FITCH ratings agency said it could cut Ireland's credit rating as early as next month. It said Ireland and other countries risk downgrades because it believes last week's European summit failed to come up with a deal to end the debt crisis.
Separately, Belgium's credit rating was cut two levels to Aa3 by Moody's, which said rising borrowing costs, slowing growth and liabilities arising from Dexia SA's breakup threaten to inflate the euro area's fifth- highest debt load.
Moody's lowered Belgium's debt rating to the fourth-highest investment grade, from Aa1, with a negative outlook, the ratings company said last night.

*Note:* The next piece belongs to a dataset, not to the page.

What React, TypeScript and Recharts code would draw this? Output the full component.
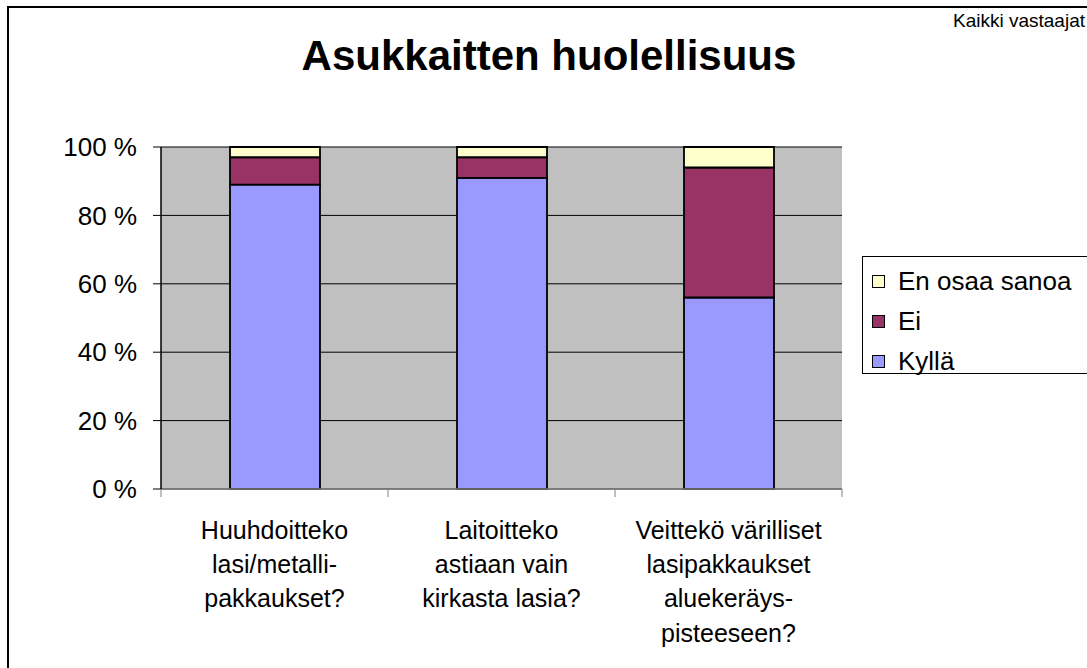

Fitch warns that unless the European Central Bank (ECB) takes action to end the debt crisis, it will downgrade a raft of countries.
It said a "comprehensive solution" could now be "technically and politically beyond reach".
Any of the countries named yesterday could now see their ratings cut within the month. Fitch is expected to complete the review by the end of January, according to a statement.
"The concerns held by Fitch prior to the summit remain pressing and have not been materially eased" after this month's meeting of leaders, Fitch's statement said.
"Of particular concern is the absence of a credible financial backstop. In Fitch's opinion this requires more active and explicit commitment from the ECB."
The move on 'sovereign' or state debt echoed an earlier downgrade of some of the world's most important banks.
In another move, the influential ratings agency has downgraded Goldman Sachs, Deutsche Bank and five other large banks based in Europe and the US -- blaming "increased challenges" in the financial markets.
The banks face a challenging year ahead because of both economic developments and the changing regulatory environment.
Rival rating agency S&P cut some global banks in November. JPMorgan, Morgan Stanley, UBS and Societe Generale escaped the downgrade, with their ratings "affirmed".